Many year ago, a couple came to me asking if they should buy a car they wanted. I did not answer them, but asked instead, why they would ask me a question like that. They told me the story of their pastor telling them that they were not mature enough to make good decisions and that they needed to be under his leadership. So, they asked him if they could buy the car. He told them no, it was too expensive, it as too new and it was red. Red was a color of passion, emotion and evil, therefore their attraction to the red car betrayed their evil intentions. I laughed out loud.


I told them that I was not going to make that decision for them and then be blamed for whatever consequences came their way. It was between God and them personally, and I serious doubted if God cared one bit, particularly about the color. God does not create dependency. People who want power over others do.


Godly leadership is not weak, nor is it indecisive, but it does not work from the top down but from the side as encourager, mentor and guide. It is not heavy handed or insecure nor does it fell that the leader is the only one who has a relationship with God and speaks for God. God is fully capable of speaking for Himself to anyone who will listen.

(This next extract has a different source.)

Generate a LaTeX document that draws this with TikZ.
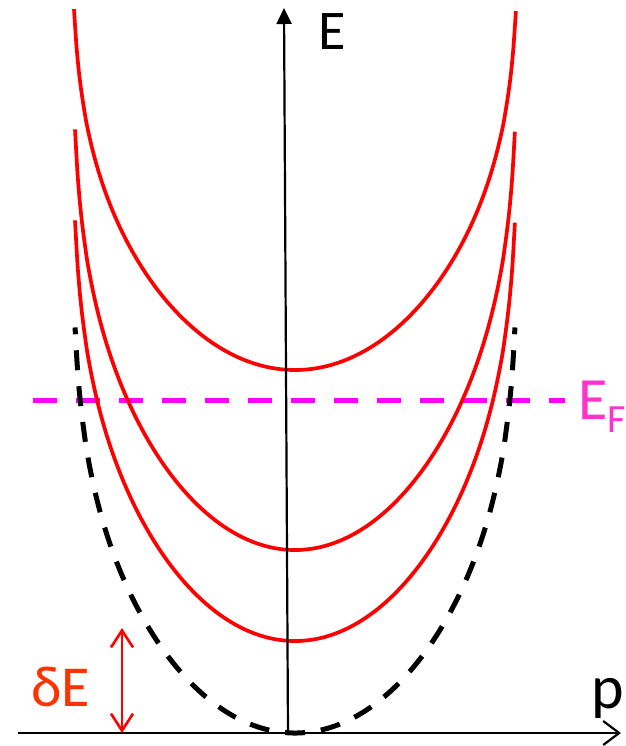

Power does not flow from God through congress, the governor’s office or the president. Neither does it flow from God to the apostle, prophet and pastor. It flows directly from God to the individual. DO people always get it right? Of course not. But making them dependent on our leadership does not mature them either.


Just as America walked into the light of freedom and embraced God as the leader, so also must the church bring freedom to the people and release them to be intimately and personally related to the God who made them. Anything less is tyranny.


So, should the church be leaderless? Not at all. It is not a matter or yes or no, but of posture and where we stand. A Christian leader stands beside to lead, beneath to support and above to take the heat. The leader is the servant not the superior.